Unless otherwise stated, all text, images, and video are copyright © C. L. Goforth.


4 thoughts on “Mystery

  1. I’d bet you’re on the right track. I’ve looked at a small urban stream about the same size that’s extremely flashy as it has the storm sewers from various streets and neighborhoods directed into it, and in the occasions I’ve looked I’ve seldom found more than water striders present, even though the water quality from a chemistry perspective has always been very good over the years.

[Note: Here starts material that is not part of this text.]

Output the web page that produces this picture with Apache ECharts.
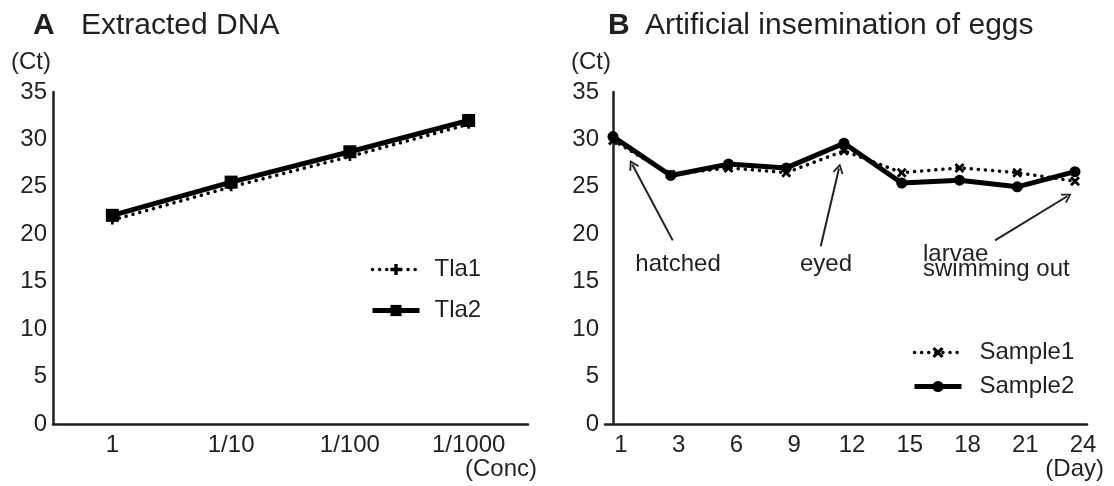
<!DOCTYPE html>
<html>
<head>
<meta charset="utf-8">
<script src="https://cdn.jsdelivr.net/npm/echarts@6/dist/echarts.min.js"></script>
<style>
html,body{margin:0;padding:0;background:#fff;}
#chart{width:1114px;height:486px;}
</style>
</head>
<body>
<div id="chart"></div>
<script>
// ---- data ----
const concLabels = ['1', '1/10', '1/100', '1/1000'];
const tla1 = [21.5, 25.0, 28.2, 31.6];
const tla2 = [22.0, 25.5, 28.7, 32.0];
const dayLabels = [1, 3, 6, 9, 12, 15, 18, 21, 24];
const sample1 = [29.9, 26.3, 27.0, 26.5, 28.8, 26.5, 27.0, 26.5, 25.6];
const sample2 = [30.3, 26.2, 27.4, 27.0, 29.6, 25.4, 25.7, 25.0, 26.6];
const ctTicks = [0, 5, 10, 15, 20, 25, 30, 35];
// annotation arrows: [tail, head] in (day index, Ct)
const arrows = [
  [[1.034, 19.36], [0.334, 27.36]],
  [[3.597, 18.73], [3.913, 26.94]],
  [[6.615, 19.36], [7.867, 24.01]]
];
const notes = [
  { name: 'hatched', coord: [1.126, 16.8], align: 'center' },
  { name: 'eyed', coord: [3.688, 16.8], align: 'center' },
  { name: 'larvae\nswimming out', coord: [5.368, 17.1], align: 'left' }
];

const TXT = '#231f20';
const FONT = '"Liberation Sans", Arial, Helvetica, sans-serif';
const FS = 24;
const chevron = 'path://M5,0 L10,9 L8.5,9.9 L5,3.3 L1.5,9.9 L0,9 Z';
const xMark = 'path://M0,2 L2,0 L5,3 L8,0 L10,2 L7,5 L10,8 L8,10 L5,7 L2,10 L0,8 L3,5 Z';
const plusMark = 'path://M3.5,0 H6.5 V3.5 H10 V6.5 H6.5 V10 H3.5 V6.5 H0 V3.5 H3.5 Z';

const chart = echarts.init(document.getElementById('chart'), null, { renderer: 'canvas' });

const yAxisCommon = {
  type: 'value', min: ctTicks[0], max: ctTicks[ctTicks.length - 1], interval: 5,
  name: '(Ct)', nameLocation: 'end', nameGap: 18,
  nameTextStyle: { color: TXT, fontSize: FS, fontFamily: FONT, align: 'right', padding: [0, 2, 0, 0] },
  axisLine: { show: true, lineStyle: { color: TXT, width: 2.5 } },
  axisTick: { show: false },
  splitLine: { show: false },
  axisLabel: { color: TXT, fontSize: FS, fontFamily: FONT, margin: 6 }
};

const legendCommon = {
  orient: 'vertical', padding: 0, itemWidth: 47, itemHeight: 14,
  lineStyle: { width: 'inherit', type: 'inherit', cap: 'inherit' }
};

const option = {
  animation: false,
  backgroundColor: '#fff',
  textStyle: { fontFamily: FONT },
  title: [
    { text: 'A', left: 28, top: 6, textStyle: { fontSize: 30, fontWeight: 'bold', color: TXT, fontFamily: FONT } },
    { text: 'Extracted DNA', left: 76, top: 6, textStyle: { fontSize: 30, fontWeight: 'normal', color: TXT, fontFamily: FONT } },
    { text: 'B', left: 603, top: 6, textStyle: { fontSize: 30, fontWeight: 'bold', color: TXT, fontFamily: FONT } },
    { text: 'Artificial insemination of eggs', left: 640, top: 6, textStyle: { fontSize: 30, fontWeight: 'normal', color: TXT, fontFamily: FONT } }
  ],
  grid: [
    { left: 53, right: 586, top: 92, bottom: 62 },
    { left: 605, right: 27, top: 92, bottom: 62 }
  ],
  xAxis: [
    {
      gridIndex: 0, type: 'category', data: concLabels, boundaryGap: true,
      name: '(Conc)', nameLocation: 'end', nameGap: 9,
      nameTextStyle: { color: TXT, fontSize: FS, fontFamily: FONT, align: 'right', verticalAlign: 'top', padding: [33, 0, 0, 0] },
      axisLine: { show: true, lineStyle: { color: TXT, width: 2.5 } },
      axisTick: { show: false },
      axisLabel: { color: TXT, fontSize: FS, fontFamily: FONT, margin: 9 }
    },
    {
      gridIndex: 1, type: 'value', min: -0.1385, max: 8.2078,
      name: '(Day)', nameLocation: 'end', nameGap: 17,
      nameTextStyle: { color: TXT, fontSize: FS, fontFamily: FONT, align: 'right', verticalAlign: 'top', padding: [33, 0, 0, 0] },
      axisLine: { show: true, onZero: false, lineStyle: { color: TXT, width: 2.5 } },
      axisTick: { show: false },
      splitLine: { show: false },
      axisLabel: {
        color: TXT, fontSize: FS, fontFamily: FONT, margin: 9,
        customValues: dayLabels.map((d, i) => i),
        formatter: v => dayLabels[Math.round(v)],
        padding: [0, 0, 0, 16]
      }
    }
  ],
  yAxis: [
    Object.assign({ gridIndex: 0 }, yAxisCommon),
    Object.assign({ gridIndex: 1 }, yAxisCommon)
  ],
  legend: [
    Object.assign({
      data: ['Tla1', 'Tla2'], left: 370, top: 257, itemGap: 16,
      textStyle: { color: TXT, fontSize: FS, fontFamily: FONT, lineHeight: 25, padding: [0, 0, 0, 10] }
    }, legendCommon),
    Object.assign({
      data: ['Sample1', 'Sample2'], left: 912, top: 340, itemGap: 9,
      textStyle: { color: TXT, fontSize: FS, fontFamily: FONT, lineHeight: 25, padding: [0, 0, 0, 13] }
    }, legendCommon)
  ],
  series: [
    {
      name: 'Tla1', type: 'line', xAxisIndex: 0, yAxisIndex: 0, data: tla1,
      symbol: plusMark, symbolSize: 9, z: 3,
      itemStyle: { color: '#000' },
      lineStyle: { color: '#000', width: 3.5, type: [0.1, 7], cap: 'round' }
    },
    {
      name: 'Tla2', type: 'line', xAxisIndex: 0, yAxisIndex: 0, data: tla2,
      symbol: 'rect', symbolSize: 13, z: 4,
      itemStyle: { color: '#000' },
      lineStyle: { color: '#000', width: 5 }
    },
    {
      name: 'Sample1', type: 'line', xAxisIndex: 1, yAxisIndex: 1,
      data: sample1.map((v, i) => [i, v]),
      symbol: xMark, symbolSize: 10, z: 3,
      itemStyle: { color: '#000' },
      lineStyle: { color: '#000', width: 3.5, type: [0.1, 7], cap: 'round' }
    },
    {
      name: 'Sample2', type: 'line', xAxisIndex: 1, yAxisIndex: 1,
      data: sample2.map((v, i) => [i, v]),
      symbol: 'circle', symbolSize: 11, z: 4,
      itemStyle: { color: '#000' },
      lineStyle: { color: '#000', width: 5 },
      markLine: {
        silent: true, animation: false,
        symbol: ['none', chevron], symbolSize: [11, 10],
        label: { show: false },
        lineStyle: { color: TXT, width: 2, type: 'solid' },
        emphasis: { disabled: true },
        data: arrows.map(a => [{ coord: a[0] }, { coord: a[1] }])
      },
      markPoint: {
        silent: true, animation: false,
        symbol: 'circle', symbolSize: 0,
        itemStyle: { color: 'rgba(0,0,0,0)' },
        data: notes.map(n => ({
          name: n.name, coord: n.coord,
          label: { show: true, position: 'inside', formatter: '{b}', color: TXT, fontSize: FS, fontFamily: FONT, lineHeight: 15, align: n.align }
        }))
      }
    }
  ]
};
chart.setOption(option);
</script>
</body>
</html>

    A second possibility that would be very hard to track barring very frequent monitoring and a bit of luck is that there is something upstream that is periodically discharging something that’s wiping out the populations. One suggestion would be to talk to the local city planning department and see if you can get a storm sewer map of the area to see what the real watershed is, and do a windshield survey to see if you come across anything that sends up a red flag.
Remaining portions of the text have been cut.